The movement can be arranged at the holding surface or shutoff surface of one of the mould halves in an area encircling the package-to-be in a ring-like fashion. This movement is in the order of a few millimetres only, advantageously from 0.4 to 2 mm, wherein the thickness of the moulded rim is in the same order. However, the invention is not limited to these dimensions only.
The package according to the invention, in turn, is characterized in that the package formed of a cardboard blank by compression moulding comprises an edge flange formed of moulding material joining the upper edge of the side walls of the package at an angle and extending directly sideways from them. The joint between the moulding material and the cardboard package may also extend to the inside of the side walls of the package.
In the following, the invention will be described with reference to the appended drawings, in which
Figs. 1 to 4 show the different steps of forming the package, starting from a flat blank,
Fig. 5 shows a detail of the mould just before the injection of the moulding material,
Fig. 6 shows the point of contact between the side wall and the flange of the package in a cross-sectional view, and
Fig. 7 shows a closed package.
Figure 1 shows a cross-sectional view of a forming and moulding tool for forming a package, starting from the forming of the package and ending in the forming of the rim. The tool is a kind of a compression and cast mould, intended for forming, in a first step, a substantially flat cardboard blank A with an even thickness into a package with the shape of a container, which can also be called a tray. The tool is also provided with an integrated moulding function for the moulding of material to the edges of the package shaped by compression.

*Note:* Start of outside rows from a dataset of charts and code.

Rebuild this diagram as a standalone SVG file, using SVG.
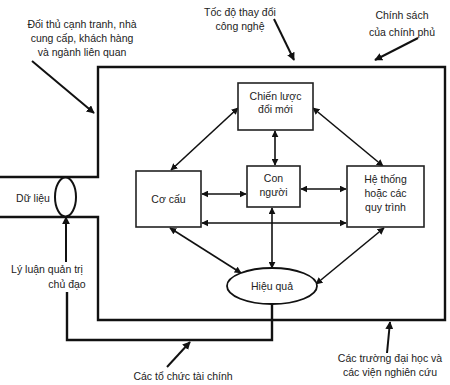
<svg xmlns="http://www.w3.org/2000/svg" width="450" height="385" viewBox="0 0 450 385">
<defs>
<marker id="ah" viewBox="0 0 10 10" refX="9" refY="5" markerWidth="7" markerHeight="7" markerUnits="userSpaceOnUse" orient="auto-start-reverse">
<path d="M0,0 L10,5 L0,10 z" fill="#111"/>
</marker>
<marker id="ahb" viewBox="0 0 10 10" refX="9" refY="5" markerWidth="8" markerHeight="8" markerUnits="userSpaceOnUse" orient="auto-start-reverse">
<path d="M0,0 L10,5 L0,10 z" fill="#111"/>
</marker>
<style>
text{font-family:"Liberation Sans",Arial,sans-serif;font-size:10.5px;fill:#222;text-anchor:middle}
.box{fill:#fff;stroke:#222;stroke-width:1.6}
.frame{fill:none;stroke:#111;stroke-width:2.4}
.link{fill:none;stroke:#111;stroke-width:1.6;marker-start:url(#ah);marker-end:url(#ah)}
.ext{fill:none;stroke:#111;stroke-width:2;marker-end:url(#ahb)}
</style>
</defs>
<rect width="450" height="385" fill="#fff"/>
<g id="frame">
<path class="frame" d="M0,177 H98 V67 H445 V320 H98 V217 H0"/>
<path class="frame" d="M272,304 V340 H67 V292"/>
</g>
<g id="connectors">
<line class="link" x1="171" y1="170" x2="238" y2="108"/>
<line class="link" x1="275" y1="131" x2="275" y2="165"/>
<line class="link" x1="313" y1="108" x2="383" y2="166"/>
<line class="link" x1="202" y1="194" x2="246" y2="194"/>
<line class="link" x1="301" y1="189" x2="346" y2="189"/>
<line class="link" x1="202" y1="223" x2="346" y2="223"/>
<line class="link" x1="272" y1="208" x2="272" y2="268"/>
<line class="link" x1="170" y1="228" x2="241" y2="273"/>
<line class="link" x1="384" y1="228" x2="316" y2="284"/>
<line class="ext" x1="66" y1="262" x2="66" y2="217"/>
<line class="ext" x1="32" y1="61" x2="94" y2="113"/>
<line class="ext" x1="274" y1="19" x2="294" y2="60"/>
<line class="ext" x1="418" y1="38" x2="375" y2="60"/>
<line class="ext" x1="167" y1="367" x2="190" y2="342"/>
<line class="ext" x1="387" y1="353" x2="390" y2="322"/>
</g>
<g id="du-lieu">
<ellipse cx="65.5" cy="197" rx="10.5" ry="19.5" fill="#fff" stroke="#111" stroke-width="2"/>
<text x="33" y="202">Dữ liệu</text>
</g>
<g id="chien-luoc">
<rect class="box" x="238" y="83" width="75" height="47"/>
<text x="275.5" y="100">Chiến lược</text>
<text x="275.5" y="113">đổi mới</text>
</g>
<g id="con-nguoi">
<rect class="box" x="247" y="166" width="53" height="41"/>
<text x="273.5" y="182">Con</text>
<text x="273.5" y="196">người</text>
</g>
<g id="co-cau">
<rect class="box" x="136" y="171" width="65" height="56"/>
<text x="168.5" y="203">Cơ cấu</text>
</g>
<g id="he-thong">
<rect class="box" x="347" y="166" width="77" height="61"/>
<text x="385.5" y="183">Hệ thống</text>
<text x="385.5" y="197">hoặc các</text>
<text x="385.5" y="211">quy trình</text>
</g>
<g id="hieu-qua">
<ellipse cx="272" cy="286" rx="45" ry="18" fill="#fff" stroke="#111" stroke-width="1.8"/>
<text x="272" y="290">Hiệu quả</text>
</g>
<g id="labels">
<text x="82" y="28">Đối thủ cạnh tranh, nhà</text>
<text x="82" y="42">cung cấp, khách hàng</text>
<text x="82" y="56">và ngành liên quan</text>
<text x="240" y="16">Tốc độ thay đổi</text>
<text x="240" y="30">công nghệ</text>
<text x="402" y="19">Chính sách</text>
<text x="402" y="36">của chính phủ</text>
<text x="47" y="273">Lý luận quản trị</text>
<text x="67" y="288">chủ đạo</text>
<text x="183" y="380">Các tổ chức tài chính</text>
<text x="390" y="362">Các trường đại học và</text>
<text x="390" y="376">các viện nghiên cứu</text>
</g>
</svg>
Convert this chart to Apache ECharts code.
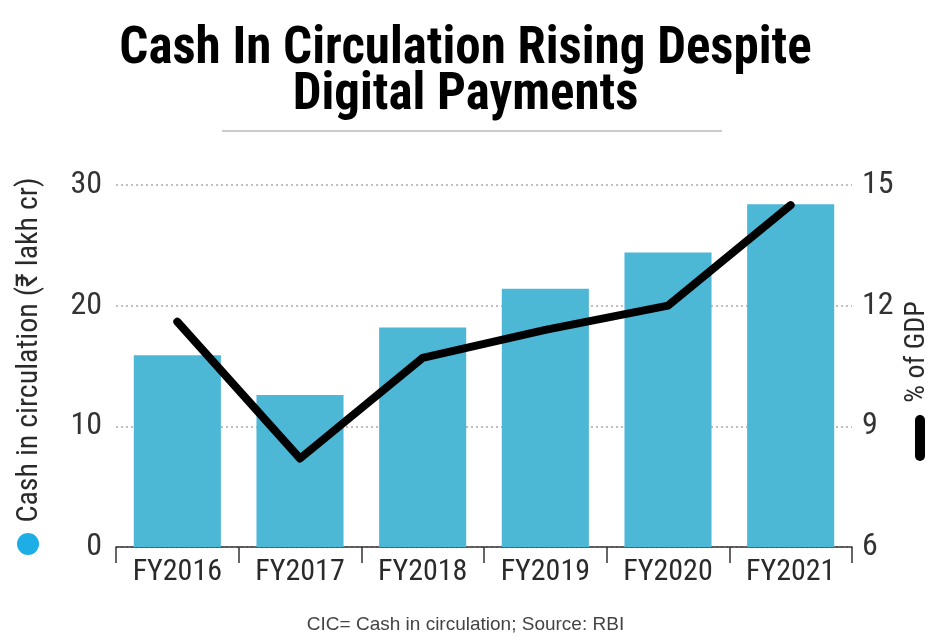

The tool comprises a first mould half 1 or "front mould", which comprises a recess 1a, against which the flat blank A is shaped and which determines the general shape of the package (bottom, the shape of the side walls extending from the bottom, the inclination of the side walls, the roundings off, etc.), as well as a second mould half " or "rear mould", which presses the blank into said recess 1a. For this purpose, the rear mould is equipped with a so-called forming core 2a that fits into said recess 1a so that the blank is pressed between the core and the recess and obtains its final form. The mould halves, or the front mould and the rear mould, are arranged to be movable in relation to each other for closing and opening the mould by arrangements which are not described in more detail in this context. In the mould shown in the drawings, the front mould 1 is the solid part and the rear mould 2 is the moving part.
The rear mould 2 comprises, in a ring-like manner around the core 2a, a shutoff surface 2b that faces a corresponding surface 1b encircling the recess la in the front mould 1. When the mould is closed (the mould halves 1 , 2 come together), these surfaces come against each other. This shutoff surface 2b also acts as an ejection surface in an ejection part that can be moved in relation to the core 2a in its depth direction. The ejection part thus moves between a front position (shown in Fig. 1 ) and a rear position (shown in Figs. 3 and 4). The holding force of the shutoff surface 2b can be controlled by means of an actuator 3 driven by pressurized medium and fixed to the rear mould 2. This actuator 3 is preferably a pneumatic cylinder.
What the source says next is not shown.